Bajo esa premisa, no es cómodo el devenir regio a juzgar por cómo se podan sus atribuciones, por cómo se trata de inspirarle sus alocuciones con comas incluidas y por cómo los socios de Sánchez le insultan, mientras el PSOE mantiene un displicente y clamoroso silencio, más allá de las reacciones de reglamento. Si Su Majestad sabe estar en su sitio como pocos, debe persistir en esa entereza –como en la Cataluña del 1-O o en la Valencia de la riada– sin trasladar la impresión de hacerse perdonar por quienes le chantajean con el destierro de su padre y con el porvenir de una institución que ansían caduca como una vistosa flor de Pascua.

Como aquel líder laborista Tony Benn que adujo cierta vez –con ese poso de verdad que encierran las grandes mentiras– que los reyes, por heredar el poder, no están necesariamente listos para la jefatura del Estado. «Pocos –añadió– se subirían en un avión pilotado por quien, sin formación, tranquilizara a los pasajeros con que su padre sí lo era». Ante ello, Margaret Thatcher le replicó que «a quienes opinan que un político desempeñaría mejor la jefatura del Estado les recomiendo conocer a más políticos».

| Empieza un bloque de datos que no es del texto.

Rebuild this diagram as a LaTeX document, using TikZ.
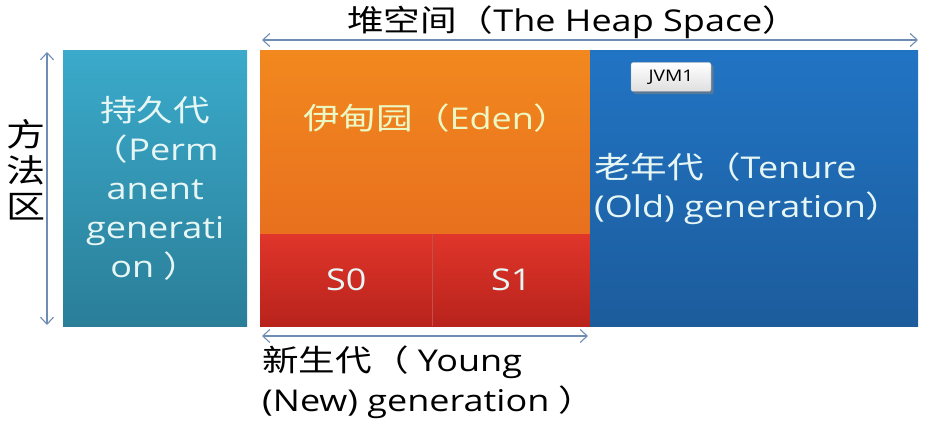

En suma, aquí donde un loco hace muchos locos y un sabio pocos sabios, los españoles harían bien en seguir creyendo en unos Reyes que deben hacer alquimia como los Magos de Oriente para preservar el proyecto de vida en común llamado España. De momento, frente a los embates corrosivos del sanchismo, es una de las pocas ilusiones ciertas, y no están los tiempos para disiparlas.